Bahwa produksi Indonesia ternyata masih belum bisa diandalkan,
dapat dilihat pada impor beras yang dalam tahun anggaran '77-'78
mencapai 2,6 juta ton. Untung harga beras dunia saat itu berada
pada tingkat yang normal, yaitu sekitar US$250 per ton, karena
ternyata negara produsen beras lainnya cukup punya persediaan.

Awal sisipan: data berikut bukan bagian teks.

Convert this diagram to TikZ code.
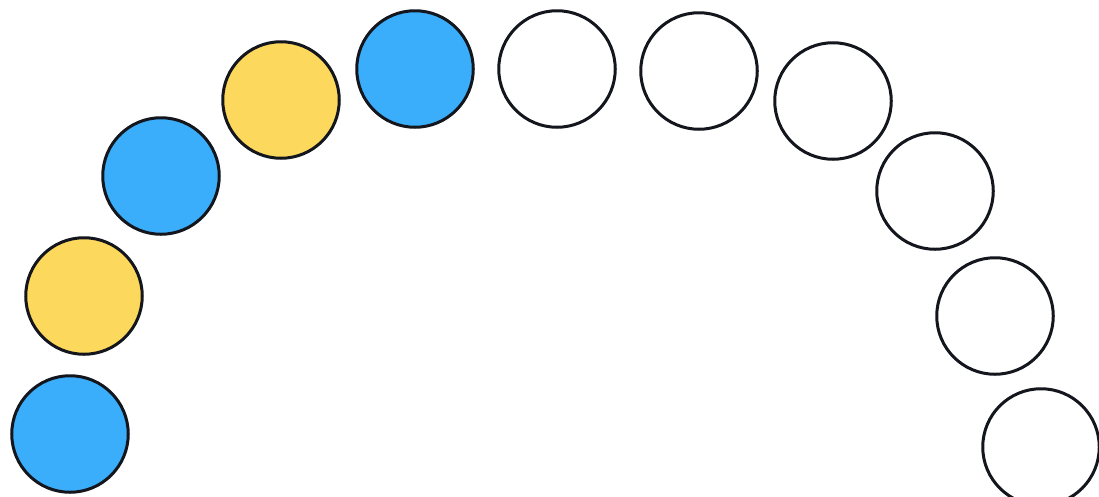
\documentclass[tikz,border=0pt]{standalone}
\definecolor{dotblue}{RGB}{58,174,250}
\definecolor{dotyellow}{RGB}{252,216,92}
\definecolor{rim}{RGB}{20,22,30}
\begin{document}
\begin{tikzpicture}[x=1pt,y=-1pt,
  dot/.style={circle,draw=rim,line width=3pt,minimum size=116.5pt,inner sep=0pt},
  bluedot/.style={dot,fill=dotblue},
  yellowdot/.style={dot,fill=dotyellow},
  emptydot/.style={dot,fill=white}]
\useasboundingbox (0,0) rectangle (1099,496);
\fill[white] (0,0) rectangle (1099,496);
\begin{scope}
\clip (0,0) rectangle (1099,496);
\node[bluedot]   (c1)  at (70,434)  {};
\node[yellowdot] (c2)  at (84,296)  {};
\node[bluedot]   (c3)  at (161,176) {};
\node[yellowdot] (c4)  at (281,100) {};
\node[bluedot]   (c5)  at (415,69)  {};
\node[emptydot]  (c6)  at (557,69)  {};
\node[emptydot]  (c7)  at (699,71)  {};
\node[emptydot]  (c8)  at (833,101) {};
\node[emptydot]  (c9)  at (935,191) {};
\node[emptydot]  (c10) at (995,316) {};
\node[emptydot]  (c11) at (1041,447) {};
\end{scope}
\end{tikzpicture}
\end{document}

Namun demikian Indonesia harus membayar dengan cukup mahal juga:
sejumlah US$682 juta devisa tersedot keluar untuk impor beras,
menurut laporan IMF. Dengan jumlah sebesar 2,6 juta ton tersebut
yang diimpor dari sekitar 11 negara, Indonesia merupakan pembeli
beras terbesar di dunia. Jumlah yang dibeli mewakili seperempat
dari jumlah yang tersedia di pasaran dunia.

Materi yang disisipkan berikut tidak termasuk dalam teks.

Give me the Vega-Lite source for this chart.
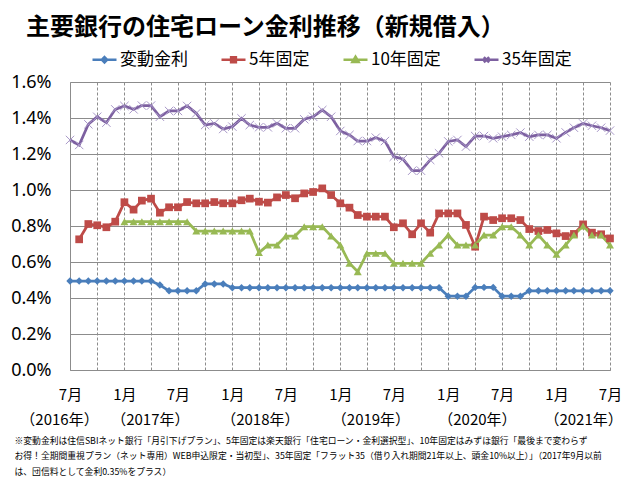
{
  "$schema": "https://vega.github.io/schema/vega-lite/v6.json",
  "width": 540,
  "height": 288,
  "autosize": {"type": "none"},
  "padding": {"left": 70, "top": 82, "right": 20, "bottom": 117},
  "background": "white",
  "config": {"view": {"stroke": null}, "font": "Noto Sans CJK JP"},
  "title": {
    "text": "主要銀行の住宅ローン金利推移（新規借入）",
    "anchor": "start",
    "frame": "group",
    "dx": -44,
    "dy": 26,
    "offset": 8,
    "baseline": "bottom",
    "fontSize": 24,
    "fontWeight": "bold",
    "font": "Noto Sans CJK JP",
    "color": "black"
  },
  "data": {
    "values": [
      {"date": "2016-07-01", "変動金利": 0.494, "5年固定": null, "10年固定": null, "35年固定": 1.278},
      {"date": "2016-08-01", "変動金利": 0.494, "5年固定": 0.726, "10年固定": null, "35年固定": 1.25},
      {"date": "2016-09-01", "変動金利": 0.494, "5年固定": 0.811, "10年固定": null, "35年固定": 1.365},
      {"date": "2016-10-01", "変動金利": 0.494, "5年固定": 0.804, "10年固定": null, "35年固定": 1.407},
      {"date": "2016-11-01", "変動金利": 0.494, "5年固定": 0.793, "10年固定": null, "35年固定": 1.374},
      {"date": "2016-12-01", "変動金利": 0.494, "5年固定": 0.824, "10年固定": null, "35年固定": 1.448},
      {"date": "2017-01-01", "変動金利": 0.494, "5年固定": 0.932, "10年固定": 0.824, "35年固定": 1.467},
      {"date": "2017-02-01", "変動金利": 0.494, "5年固定": 0.891, "10年固定": 0.824, "35年固定": 1.448},
      {"date": "2017-03-01", "変動金利": 0.494, "5年固定": 0.941, "10年固定": 0.824, "35年固定": 1.469},
      {"date": "2017-04-01", "変動金利": 0.494, "5年固定": 0.952, "10年固定": 0.824, "35年固定": 1.469},
      {"date": "2017-05-01", "変動金利": 0.472, "5年固定": 0.874, "10年固定": 0.824, "35年固定": 1.407},
      {"date": "2017-06-01", "変動金利": 0.44, "5年固定": 0.904, "10年固定": 0.824, "35年固定": 1.439},
      {"date": "2017-07-01", "変動金利": 0.44, "5年固定": 0.904, "10年固定": 0.824, "35年固定": 1.439},
      {"date": "2017-08-01", "変動金利": 0.44, "5年固定": 0.933, "10年固定": 0.824, "35年固定": 1.467},
      {"date": "2017-09-01", "変動金利": 0.44, "5年固定": 0.926, "10年固定": 0.772, "35年固定": 1.426},
      {"date": "2017-10-01", "変動金利": 0.478, "5年固定": 0.926, "10年固定": 0.772, "35年固定": 1.361},
      {"date": "2017-11-01", "変動金利": 0.478, "5年固定": 0.933, "10年固定": 0.772, "35年固定": 1.37},
      {"date": "2017-12-01", "変動金利": 0.478, "5年固定": 0.926, "10年固定": 0.772, "35年固定": 1.339},
      {"date": "2018-01-01", "変動金利": 0.457, "5年固定": 0.926, "10年固定": 0.772, "35年固定": 1.352},
      {"date": "2018-02-01", "変動金利": 0.457, "5年固定": 0.943, "10年固定": 0.772, "35年固定": 1.398},
      {"date": "2018-03-01", "変動金利": 0.457, "5年固定": 0.952, "10年固定": 0.772, "35年固定": 1.361},
      {"date": "2018-04-01", "変動金利": 0.457, "5年固定": 0.935, "10年固定": 0.652, "35年固定": 1.348},
      {"date": "2018-05-01", "変動金利": 0.457, "5年固定": 0.93, "10年固定": 0.694, "35年固定": 1.348},
      {"date": "2018-06-01", "変動金利": 0.457, "5年固定": 0.959, "10年固定": 0.694, "35年固定": 1.37},
      {"date": "2018-07-01", "変動金利": 0.457, "5年固定": 0.972, "10年固定": 0.744, "35年固定": 1.343},
      {"date": "2018-08-01", "変動金利": 0.457, "5年固定": 0.954, "10年固定": 0.744, "35年固定": 1.343},
      {"date": "2018-09-01", "変動金利": 0.457, "5年固定": 0.981, "10年固定": 0.796, "35年固定": 1.393},
      {"date": "2018-10-01", "変動金利": 0.457, "5年固定": 0.989, "10年固定": 0.796, "35年固定": 1.407},
      {"date": "2018-11-01", "変動金利": 0.457, "5年固定": 1.009, "10年固定": 0.796, "35年固定": 1.444},
      {"date": "2018-12-01", "変動金利": 0.457, "5年固定": 0.972, "10年固定": 0.744, "35年固定": 1.407},
      {"date": "2019-01-01", "変動金利": 0.457, "5年固定": 0.926, "10年固定": 0.694, "35年固定": 1.328},
      {"date": "2019-02-01", "変動金利": 0.457, "5年固定": 0.902, "10年固定": 0.593, "35年固定": 1.306},
      {"date": "2019-03-01", "変動金利": 0.457, "5年固定": 0.861, "10年固定": 0.546, "35年固定": 1.272},
      {"date": "2019-04-01", "変動金利": 0.457, "5年固定": 0.852, "10年固定": 0.648, "35年固定": 1.272},
      {"date": "2019-05-01", "変動金利": 0.457, "5年固定": 0.852, "10年固定": 0.648, "35年固定": 1.291},
      {"date": "2019-06-01", "変動金利": 0.457, "5年固定": 0.852, "10年固定": 0.648, "35年固定": 1.272},
      {"date": "2019-07-01", "変動金利": 0.457, "5年固定": 0.793, "10年固定": 0.593, "35年固定": 1.185},
      {"date": "2019-08-01", "変動金利": 0.457, "5年固定": 0.815, "10年固定": 0.593, "35年固定": 1.172},
      {"date": "2019-09-01", "変動金利": 0.457, "5年固定": 0.754, "10年固定": 0.593, "35年固定": 1.107},
      {"date": "2019-10-01", "変動金利": 0.457, "5年固定": 0.815, "10年固定": 0.593, "35年固定": 1.107},
      {"date": "2019-11-01", "変動金利": 0.457, "5年固定": 0.763, "10年固定": 0.648, "35年固定": 1.167},
      {"date": "2019-12-01", "変動金利": 0.457, "5年固定": 0.87, "10年固定": 0.694, "35年固定": 1.204},
      {"date": "2020-01-01", "変動金利": 0.41, "5年固定": 0.87, "10年固定": 0.75, "35年固定": 1.27},
      {"date": "2020-02-01", "変動金利": 0.41, "5年固定": 0.87, "10年固定": 0.694, "35年固定": 1.278},
      {"date": "2020-03-01", "変動金利": 0.41, "5年固定": 0.806, "10年固定": 0.694, "35年固定": 1.241},
      {"date": "2020-04-01", "変動金利": 0.459, "5年固定": 0.685, "10年固定": 0.694, "35年固定": 1.3},
      {"date": "2020-05-01", "変動金利": 0.459, "5年固定": 0.852, "10年固定": 0.75, "35年固定": 1.3},
      {"date": "2020-06-01", "変動金利": 0.459, "5年固定": 0.833, "10年固定": 0.75, "35年固定": 1.287},
      {"date": "2020-07-01", "変動金利": 0.41, "5年固定": 0.843, "10年固定": 0.796, "35年固定": 1.296},
      {"date": "2020-08-01", "変動金利": 0.41, "5年固定": 0.843, "10年固定": 0.796, "35年固定": 1.306},
      {"date": "2020-09-01", "変動金利": 0.41, "5年固定": 0.833, "10年固定": 0.75, "35年固定": 1.319},
      {"date": "2020-10-01", "変動金利": 0.44, "5年固定": 0.783, "10年固定": 0.694, "35年固定": 1.296},
      {"date": "2020-11-01", "変動金利": 0.44, "5年固定": 0.772, "10年固定": 0.75, "35年固定": 1.306},
      {"date": "2020-12-01", "変動金利": 0.44, "5年固定": 0.778, "10年固定": 0.694, "35年固定": 1.306},
      {"date": "2021-01-01", "変動金利": 0.44, "5年固定": 0.759, "10年固定": 0.643, "35年固定": 1.287},
      {"date": "2021-02-01", "変動金利": 0.44, "5年固定": 0.744, "10年固定": 0.694, "35年固定": 1.32},
      {"date": "2021-03-01", "変動金利": 0.44, "5年固定": 0.756, "10年固定": 0.75, "35年固定": 1.346},
      {"date": "2021-04-01", "変動金利": 0.44, "5年固定": 0.809, "10年固定": 0.8, "35年固定": 1.37},
      {"date": "2021-05-01", "変動金利": 0.44, "5年固定": 0.763, "10年固定": 0.75, "35年固定": 1.357},
      {"date": "2021-06-01", "変動金利": 0.44, "5年固定": 0.754, "10年固定": 0.75, "35年固定": 1.346},
      {"date": "2021-07-01", "変動金利": 0.44, "5年固定": 0.731, "10年固定": 0.694, "35年固定": 1.33}
    ]
  },
  "transform": [
    {"fold": ["変動金利", "5年固定", "10年固定", "35年固定"], "as": ["series", "rate"]},
    {"filter": "isValid(datum.rate)"}
  ],
  "encoding": {
    "x": {
      "field": "date",
      "type": "temporal",
      "scale": {
        "type": "utc",
        "domain": [
          {"year": 2016, "month": 7, "date": 1, "utc": true},
          {"year": 2021, "month": 7, "date": 1, "utc": true}
        ]
      },
      "axis": {
        "orient": "bottom",
        "tickCount": {"interval": "month", "step": 3},
        "grid": true,
        "gridDash": [3, 2],
        "gridColor": "#8c8c8c",
        "gridWidth": 1,
        "ticks": false,
        "domain": true,
        "domainColor": "#8c8c8c",
        "domainWidth": 1,
        "labelExpr": "utcmonth(datum.value) === 0 ? '1月' : (utcmonth(datum.value) === 6 ? '7月' : '')",
        "labelFontSize": 15,
        "labelFont": "Noto Sans CJK JP",
        "labelColor": "black",
        "labelPadding": 17,
        "labelOverlap": false,
        "labelFlush": false,
        "labelBound": false,
        "title": null
      }
    },
    "y": {
      "field": "rate",
      "type": "quantitative",
      "scale": {"domain": [0, 1.6]},
      "axis": {
        "values": [0, 0.2, 0.4, 0.6, 0.8, 1.0, 1.2, 1.4, 1.6],
        "grid": true,
        "gridColor": "#8c8c8c",
        "gridWidth": 1,
        "ticks": false,
        "domain": true,
        "domainColor": "#8c8c8c",
        "labelExpr": "format(datum.value, '.1f') + '%'",
        "labelFontSize": 18,
        "labelFont": "Noto Sans",
        "labelColor": "black",
        "labelPadding": 19,
        "labelOverlap": false,
        "title": null
      }
    }
  },
  "layer": [
    {
      "mark": {"type": "line", "strokeWidth": 2.75},
      "encoding": {
        "color": {
          "field": "series",
          "type": "nominal",
          "scale": {
            "domain": ["変動金利", "5年固定", "10年固定", "35年固定"],
            "range": ["#4A7EBB", "#BE4B48", "#98B954", "#7D60A0"]
          },
          "legend": {
            "orient": "none",
            "legendX": 21,
            "legendY": -36,
            "direction": "horizontal",
            "title": null,
            "labelFontSize": 17,
            "labelFont": "Noto Sans CJK JP",
            "labelColor": "black",
            "labelOffset": 2,
            "symbolSize": 576,
            "symbolStrokeWidth": 2.5,
            "columnPadding": 28,
            "encode": {
              "symbols": {
                "update": {
                  "shape": {"signal": "datum.value === '変動金利' ? 'M-1,0H1M0,-0.22L0.22,0L0,0.22L-0.22,0Z' : (datum.value === '5年固定' ? 'M-1,0H1M-0.2,-0.2H0.2V0.2H-0.2Z' : (datum.value === '10年固定' ? 'M-1,0H1M0,-0.26L0.26,0.18H-0.26Z' : 'M-1,0H1M-0.22,-0.22L0.22,0.22M-0.22,0.22L0.22,-0.22'))"},
                  "fill": {"scale": "color", "field": "value"},
                  "stroke": {"scale": "color", "field": "value"},
                  "strokeWidth": {"value": 2.5},
                  "opacity": {"value": 1}
                }
              }
            }
          }
        }
      }
    },
    {
      "transform": [{"filter": "datum.series !== '35年固定'"}],
      "mark": {"type": "point", "filled": true, "opacity": 1},
      "encoding": {
        "x": {
          "field": "date",
          "type": "temporal",
          "axis": {
            "orient": "bottom",
            "values": [
              {"year": 2016, "month": 7, "date": 1, "utc": true},
              {"year": 2017, "month": 3, "date": 28, "utc": true},
              {"year": 2018, "month": 4, "date": 4, "utc": true},
              {"year": 2019, "month": 4, "date": 13, "utc": true},
              {"year": 2020, "month": 4, "date": 7, "utc": true},
              {"year": 2021, "month": 4, "date": 1, "utc": true}
            ],
            "labelExpr": "'（' + utcyear(datum.value) + '年）'",
            "labelOffset": {"condition": {"test": "utcyear(datum.value) === 2016", "value": -11}, "value": 0},
            "grid": false,
            "ticks": false,
            "domain": false,
            "labelFontSize": 15,
            "labelFont": "Noto Sans CJK JP",
            "labelColor": "black",
            "labelPadding": 42,
            "labelOverlap": false,
            "labelFlush": false,
            "labelBound": false,
            "title": [
              "※変動金利は住信SBIネット銀行「月引下げプラン」、5年固定は楽天銀行「住宅ローン・金利選択型」、10年固定はみずほ銀行「最後まで変わらず",
              "お得！全期間重視プラン（ネット専用）WEB申込限定・当初型」、35年固定「フラット35（借り入れ期間21年以上、頭金10%以上）」（2017年9月以前",
              "は、団信料として金利0.35%をプラス）"
            ],
            "titleFont": "Noto Sans CJK JP",
            "titleFontSize": 8.8,
            "titleFontWeight": "normal",
            "titleColor": "black",
            "titleAlign": "left",
            "titleAnchor": "start",
            "titleBaseline": "top",
            "titleX": -56,
            "titleY": 66,
            "titleLineHeight": 15.5
          }
        },
        "shape": {
          "field": "series",
          "type": "nominal",
          "scale": {"domain": ["変動金利", "5年固定", "10年固定"], "range": ["diamond", "square", "triangle-up"]},
          "legend": null
        },
        "fill": {
          "field": "series",
          "type": "nominal",
          "scale": {"domain": ["変動金利", "5年固定", "10年固定"], "range": ["#4A7EBB", "#BE4B48", "#98B954"]},
          "legend": null
        },
        "size": {
          "field": "series",
          "type": "nominal",
          "scale": {"domain": ["変動金利", "5年固定", "10年固定"], "range": [55, 64, 80]},
          "legend": null
        }
      }
    },
    {
      "transform": [{"filter": "datum.series === '35年固定'"}],
      "mark": {"type": "point", "shape": "M-1,-1L1,1M-1,1L1,-1", "filled": false, "stroke": "#A898C8", "strokeWidth": 1, "size": 70, "opacity": 1},
      "encoding": {
        "x": {"field": "date", "type": "temporal", "axis": null}
      }
    }
  ],
  "resolve": {"axis": {"x": "independent"}}
}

Bagi Indonesia, sebesar 2,6 juta ton tersebut merupakan jumlah
pembelian yang dua kali lipat dari tahun sebelumnya. Untunglah
tidak semua negara yang menjual berasnya kepada Indonesia minta
pembayaran dengan tunai. Korea Selatan misalnya, meminjamkan
beras sebanyak 70.000 ton yang diminta dibayar kembali dalam
jangka waktu 15 tahun, termasuk 5 tahun masa tenggang bayar dan
bunga 2%. Ini berarti bahwa sampai 1993 nanti Indonesia musti
mengembalikan beras Korea Selatan seharga 78.500 ton.
Tahun anggaran '78/'79, situasi beras nampaknya masih suram.

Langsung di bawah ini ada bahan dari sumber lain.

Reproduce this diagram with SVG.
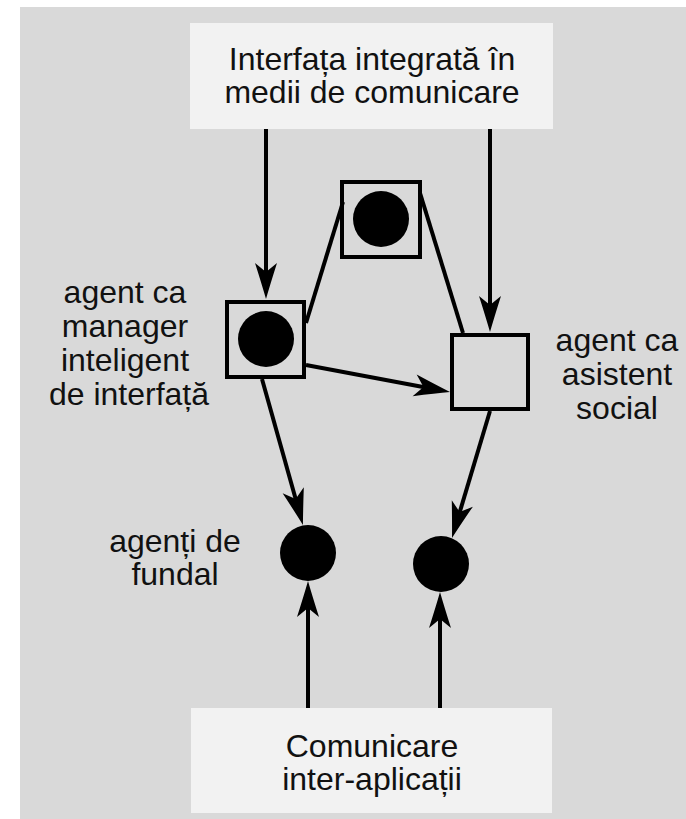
<svg xmlns="http://www.w3.org/2000/svg" width="686" height="819" viewBox="0 0 686 819">
<style>
.bg{fill:#d9d9d9}
.box{fill:#f2f2f2}
.sq{fill:none;stroke:#000;stroke-width:4}
.dot{fill:#000}
.ln{stroke:#000;stroke-width:4;fill:none}
text{font-family:"Liberation Sans",Arial,sans-serif;font-size:32px;fill:#111;text-anchor:middle}
</style>
<defs>
<marker id="ah" markerUnits="userSpaceOnUse" markerWidth="40" markerHeight="30" refX="-22" refY="0" orient="auto" overflow="visible">
<path d="M0,0 Q-14,-4 -36,-11 L-27,0 L-36,11 Q-14,4 0,0 Z" fill="#000"/>
</marker>
</defs>
<rect class="bg" x="20" y="7" width="666" height="812"/>
<g id="top">
<rect class="box" x="190" y="23" width="363" height="106"/>
<text x="372" y="70"><tspan x="372" y="70">Interfața integrată în</tspan><tspan x="372" y="103">medii de comunicare</tspan></text>
</g>
<g id="bottom">
<rect class="box" x="191" y="708" width="361" height="105"/>
<text x="372" y="757"><tspan x="372" y="757">Comunicare</tspan><tspan x="372" y="790">inter-aplicații</tspan></text>
</g>
<g id="center-agent">
<rect class="sq" x="342" y="182" width="78" height="75"/>
<circle class="dot" cx="381" cy="219" r="28"/>
</g>
<g id="manager">
<rect class="sq" x="227" y="302" width="77" height="75"/>
<circle class="dot" cx="266" cy="339" r="28"/>
<text x="125" y="303"><tspan x="125" y="303">agent ca</tspan><tspan x="125" y="337">manager</tspan><tspan x="125" y="371">inteligent</tspan><tspan x="129" y="405">de interfață</tspan></text>
</g>
<g id="asistent">
<rect class="sq" x="452" y="335" width="76" height="74"/>
<text x="617" y="351"><tspan x="617" y="351">agent ca</tspan><tspan x="617" y="385">asistent</tspan><tspan x="617" y="419">social</tspan></text>
</g>
<g id="fundal1">
<circle class="dot" cx="308" cy="553" r="28"/>
<text x="175" y="552"><tspan x="175" y="552">agenți de</tspan><tspan x="175" y="585">fundal</tspan></text>
</g>
<g id="fundal2">
<circle class="dot" cx="441" cy="564" r="28"/>
</g>
<g id="connectors">
<line class="ln" x1="266" y1="129" x2="266" y2="277" marker-end="url(#ah)"/>
<line class="ln" x1="490" y1="129" x2="490" y2="310" marker-end="url(#ah)"/>
<line class="ln" x1="306" y1="323" x2="343" y2="202"/>
<line class="ln" x1="420" y1="193" x2="463" y2="333"/>
<line class="ln" x1="306" y1="365" x2="428.4" y2="388" marker-end="url(#ah)"/>
<line class="ln" x1="262" y1="379" x2="297" y2="503.8" marker-end="url(#ah)"/>
<line class="ln" x1="490" y1="411" x2="458.3" y2="516.9" marker-end="url(#ah)"/>
<line class="ln" x1="308" y1="708" x2="308" y2="603" marker-end="url(#ah)"/>
<line class="ln" x1="440" y1="708" x2="440" y2="614" marker-end="url(#ah)"/>
</g>
</svg>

Produksi beras memang disasarkan 17,3 juta ton. Kalau dapat
dicapai memang seharusnya tak usah mengimpor lagi. Tapi stok
penyangga telah merosot sekali. Dan karena Bulog merasa bahwa
stok penyangga yang aman musti ditingkatkan dari 300 ton menjadi
700 ton maka tahun ini impor beras direncanakan sekitar 2,2 juta
ton. Ini tetap merupakan jumlah yang besar. Dari jumlah tersebut
separuh diharapkan berasal dari pembelian atas dasar PL-480 dan
impor dari Muangthai.
Di sinipun masih terdapat ketidakpastian yang bisa mengancam. Di
kalangan Congress AS mulai terdengar suara yang mengusulkan agar
anggota OPEC dicabut haknya untuk menerima bantuan PL-480.
Muangthai belum pula bisa mengatakan "ya" terhadap permintaan
Indonesia untuk pembelian beras tahun ini. Produksi beras
Muangthai diramalkan kurang menggembirakan dan kesanggupan
ekspornya hanya akan berjumlah 1,2 juta ton, lebih rendah dari
biasanya.
Dari RRC
Kalau semua ini benar nantinya, maka Indonesia harus berusaha
keras mencari sumber lain, dan yang paling mungkin adalah
penambahan pembelian dari RRC. Memang selama ini RRC juga
merupakan salah satu pensuplai utama beras untuk Indonesia. Cuma
ruginya adalah karena pembelian beras dari RRC harus lewat
broker di Hongkong yang berarti harga lebih mahal.
Proyeksi tentang situasi pangan yang dibikin oleh Departemen
Pertanian sampai 1983 menunjukkan bahwa beras masih akan
merupakan masalah pada saat Pelita III berakhir. Pada April
tahun depan konsumsi beras akan mencapai 23,3 juta ton,
sementara atas dasar trend selama 10 tahun terakhir ini proyeksi
produksinya hanya akan mencapai 20,3 juta ton.
Artinya, kalau tak dicapai perbaikan dalam produksi beras,
defisitnya akan lebih buruk lagi di tahun-tahun mendatang.
Tarohlah 75% dari 8,5 juta hektar sawah dan 600.000 hektar
ladang yang ada sekarang ini bisa diintensifikasi, itupun baru
akan menghasilkan 21,2 juta ton. Satu-satunya jalan adalah
pembukaan areal sawah di luar Jawa selekas mungkin, yang untuk
menutup defisit beras sekurangnya harus dibuka 1 Juta hektar
sawah. Tapi membuka 1 juta hektar sawah di luar Jawa dalam waktu
2 atau 3 tahun masih merupakan tandatanya besar.